On July 8, was temporarily appointed Minister of Interior as well. On July 13, signed an order on the prohibition of all manifestations and street meetings in Petrograd. On July 18, together with V.M. Chernov, reached a positive decision on introducing an amendment into the Constituent Assembly Law depriving the Romanov family members of the electoral rights. On July 24, 1917, resigned from the Interim Government in order to focus on the work in the Council. In August, was a delegate of unification Congress of RSDRP, was elected a member of the Central Committee of the reunited RSDRP.
After the adoption by Petrograd Council on August 31, 1917, of a Bolshevik resolution On Power, Tsereteli resigned on September 6, as a sign of protest, together with all the Social Revolutionists and Menshevik Presidium of Petrograd Council. On September 24, 1917, the meeting of the representatives of revolutionary democrats and bourgeoisie adopted Tsereteli's suggestion to name the Pre-Parliament a Interim Council of Russian Republic. Supported the passing of the land to the peasants, but only at Constituent Assembly's decision, convocation of which, at his viewpoint, was inexcusably procrastinated by the democratic forces.
Opposed the October Revolution with hostility. On November 10, at the meeting of the Local and Cities' Governments Assembly, mentioned in his report On the Current Moment, "...paying with our own popularity, we tried to prevent the masses from this bloody teaching..." (quoted by: ibid, vol. 6, p. 117); in the resolution adopted at his suggestion, there was a statement on the necessity to start "creating a democratic center, which must counterweight the power's usurpers..." (quoted by: ibid, p. 124). On November 12, at the meeting of Central Executive Committee Bureau of the first convocation, which did not acknowledge the Soviet power, Tsereteli encouraged to rely on the Caucasus, Siberia, and the Ukraine, where there were "healthy elements not recognizing the Bolsheviks' power and capable of recreating a state life" (quoted by: ibid, p. 132). On December 7, at the congress of reunited RSDRP, was elected into the Central Committee.
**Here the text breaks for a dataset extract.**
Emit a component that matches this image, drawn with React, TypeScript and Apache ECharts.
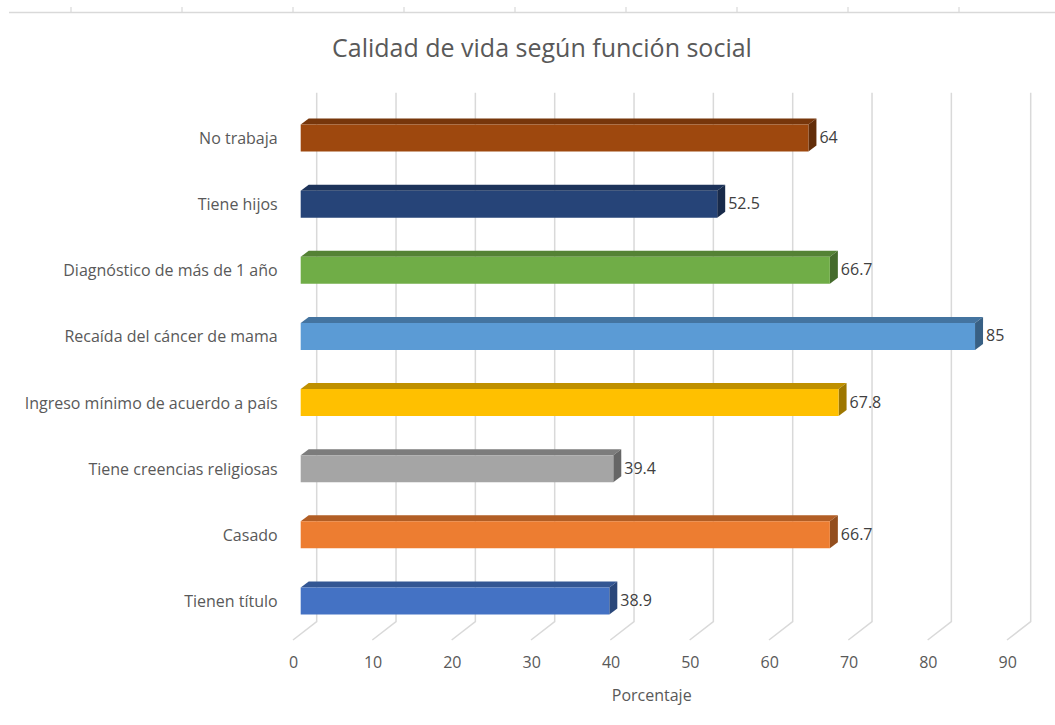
import React, { useEffect, useRef } from "react";
import * as echarts from "echarts";

// Categories listed bottom to top, as the y axis draws them
const categories = [
  "Tienen título",
  "Casado",
  "Tiene creencias religiosas",
  "Ingreso mínimo de acuerdo a país",
  "Recaída del cáncer de mama",
  "Diagnóstico de más de 1 año",
  "Tiene hijos",
  "No trabaja",
];
const values = [38.9, 66.7, 39.4, 67.8, 85, 66.7, 52.5, 64];
const barColors = [
  "#4472C4",
  "#ED7D31",
  "#A5A5A5",
  "#FFC000",
  "#5B9BD5",
  "#70AD47",
  "#264478",
  "#9E480E",
];
const xTicks = [0, 10, 20, 30, 40, 50, 60, 70, 80, 90];

const FONT = "'Open Sans', 'Noto Sans', sans-serif";
const TEXT = "#595959";
const GRID = "#d9d9d9";
// depth of the extruded bars and of the floor, in pixels
const DEPTH_X = 8;
const DEPTH_Y = 6;
const BAR_H = 27;

function shade(hex: string, k: number): string {
  const n = parseInt(hex.slice(1), 16);
  const r = Math.round(((n >> 16) & 255) * k);
  const g = Math.round(((n >> 8) & 255) * k);
  const b = Math.round((n & 255) * k);
  return `rgb(${r},${g},${b})`;
}

export default function App() {
  const ref = useRef<HTMLDivElement>(null);

  useEffect(() => {
    document.body.style.margin = "0";
    const chart = echarts.init(ref.current!, null, { renderer: "svg" });

    const barData = values.map((v, i) => [v, i]);
    const gridData = xTicks.map((t) => [t, 0]);

    chart.setOption({
      animation: false,
      backgroundColor: "#ffffff",
      title: {
        text: "Calidad de vida según función social",
        left: 327,
        top: 29,
        textStyle: { fontFamily: FONT, fontSize: 25, fontWeight: "normal", color: TEXT },
      },
      grid: { left: 300.7, right: 40.3, top: 105, bottom: 91, containLabel: false },
      xAxis: {
        type: "value",
        min: 0,
        max: 90,
        interval: 10,
        name: "Porcentaje",
        nameLocation: "middle",
        nameGap: 53,
        nameTextStyle: { fontFamily: FONT, fontSize: 16, color: TEXT, padding: [0, 12, 0, 0] },
        axisLine: { show: false },
        axisTick: { show: false },
        splitLine: { show: false },
        axisLabel: {
          fontFamily: FONT,
          fontSize: 16,
          color: TEXT,
          margin: 20,
          padding: [0, 14, 0, 0],
        },
      },
      yAxis: {
        type: "category",
        data: categories,
        axisLine: { show: false },
        axisTick: { show: false },
        splitLine: { show: false },
        axisLabel: { fontFamily: FONT, fontSize: 16, color: TEXT, margin: 23 },
      },
      graphic: [
        {
          type: "line",
          shape: { x1: 9, y1: 12.5, x2: 1055, y2: 12.5 },
          style: { stroke: GRID, lineWidth: 1.5 },
        },
        ...[71, 182, 293, 404, 515, 626, 737, 848, 959].map((x) => ({
          type: "line",
          shape: { x1: x, y1: 7, x2: x, y2: 12.5 },
          style: { stroke: GRID, lineWidth: 1.2 },
        })),
      ],
      series: [
        {
          // back wall and floor gridlines
          type: "custom",
          data: gridData,
          encode: { x: 0, y: 1 },
          z: 1,
          silent: true,
          renderItem: (params: any, api: any) => {
            const cs = params.coordSys;
            const x = api.coord([api.value(0), 0])[0];
            const bottom = cs.y + cs.height;
            return {
              type: "polyline",
              shape: {
                points: [
                  [x - 7.7, bottom + 6],
                  [x + 16, bottom - 12.4],
                  [x + 16, cs.y - 12.3],
                ],
              },
              style: { stroke: GRID, lineWidth: 1.5, fill: "none" },
            };
          },
        },
        {
          // extruded bars with value labels
          type: "custom",
          data: barData,
          encode: { x: 0, y: 1 },
          z: 2,
          renderItem: (params: any, api: any) => {
            const v = api.value(0);
            const idx = api.value(1);
            const p0 = api.coord([0, idx]);
            const p1 = api.coord([v, idx]);
            const x0 = p0[0];
            const x1 = p1[0];
            const yTop = p0[1] - BAR_H / 2;
            const yBot = p0[1] + BAR_H / 2;
            const c = barColors[idx];
            return {
              type: "group",
              children: [
                {
                  type: "polygon",
                  shape: {
                    points: [
                      [x0, yTop],
                      [x0 + DEPTH_X, yTop - DEPTH_Y],
                      [x1 + DEPTH_X, yTop - DEPTH_Y],
                      [x1, yTop],
                    ],
                  },
                  style: { fill: shade(c, 0.75) },
                },
                {
                  type: "polygon",
                  shape: {
                    points: [
                      [x1, yTop],
                      [x1 + DEPTH_X, yTop - DEPTH_Y],
                      [x1 + DEPTH_X, yBot - DEPTH_Y],
                      [x1, yBot],
                    ],
                  },
                  style: { fill: shade(c, 0.62) },
                },
                {
                  type: "rect",
                  shape: { x: x0, y: yTop, width: x1 - x0, height: BAR_H },
                  style: { fill: c },
                },
                {
                  type: "text",
                  x: x1 + DEPTH_X + 3,
                  y: p0[1] - 1,
                  style: {
                    text: String(v),
                    fontFamily: FONT,
                    fontSize: 16,
                    fill: "#404040",
                    verticalAlign: "middle",
                    align: "left",
                  },
                },
              ],
            };
          },
        },
      ],
    });

    return () => chart.dispose();
  }, []);

  return <div ref={ref} style={{ width: 1055, height: 725 }} />;
}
On January 5, 1918, at the meeting of the Constituent Assembly, spoke, "There is only one Revolution in Russia; it started in the days of February, and it has survived hard tests, but the hardest tests is what it is going through at the present moment. A burden is put onto its shoulders, which can crush it for a long time. Division of Russia into two irreconcilable camps... the line of the civil war has passed through the heart of democracy" (quoted by Constituent Assembly, p. 47). In spite of the irreconcilability and harshness in the polemics on the political issues, the contemporaries noted Tsereteli's nobility and personal charm, which caused respect for him in wide circles of the community. V.I. Lenin, after the assassinations of Interim Government Ministers F.F. Kokoshkin and A.I. Shingaryov on January 7, 1918, advised Tsereteli, through some intermediaries, to leave for Georgia (see: Denike Y.P. I.G. Tsereteli // Novy Zhurnal (New Magazine), 1959, No. 57, p. 284). Upon return to Tiflis, Tsereteli continued to actively participate in the political life, struggled against the conclusion of Brest Peace Treaty. Considered Georgia incapable of opposing alone the Bolshevik Russia and supported the reunification of the Transcaucasian nations: "...if the inner unity of the nations of Transcaucasia is destroyed, we will be smashed" (quoted by: Speeches, vol. 2, pp. 100-101). After the collapse of Transcaucasian Federation, Tsereteli saw the only hope for the defense of minor nations in the international democracy (quoted by: ibid, p.121). Was a member of the Executive Committee of the National Council of Georgia, which was named a Parliament since May 25, 1918, at his suggestion; on May 26, participated in the adoption of the decision on proclaiming independent Georgian Democratic Republic.
In February 1919 thru April 1920, was a member of Georgia's delegation at Versailles and San Remi Conferences. Since 1921, lived in emigration in France; since 1940, lived in the USA. Was a representative of Georgian Social Democrats at the International Socialist Bureau, was a member of the Executive Committee of the Second International, opponent of Bolshevism; authored works on the participants and issues of the Social Democrat movement.
Deceased in New York City on May 21, 1959.
Speeches. Volumes 1 & 2. Petrograd - Tiflis, 1917-1918.
Memoirs of February Revolution. Volumes 1 & 2. Paris, 1963.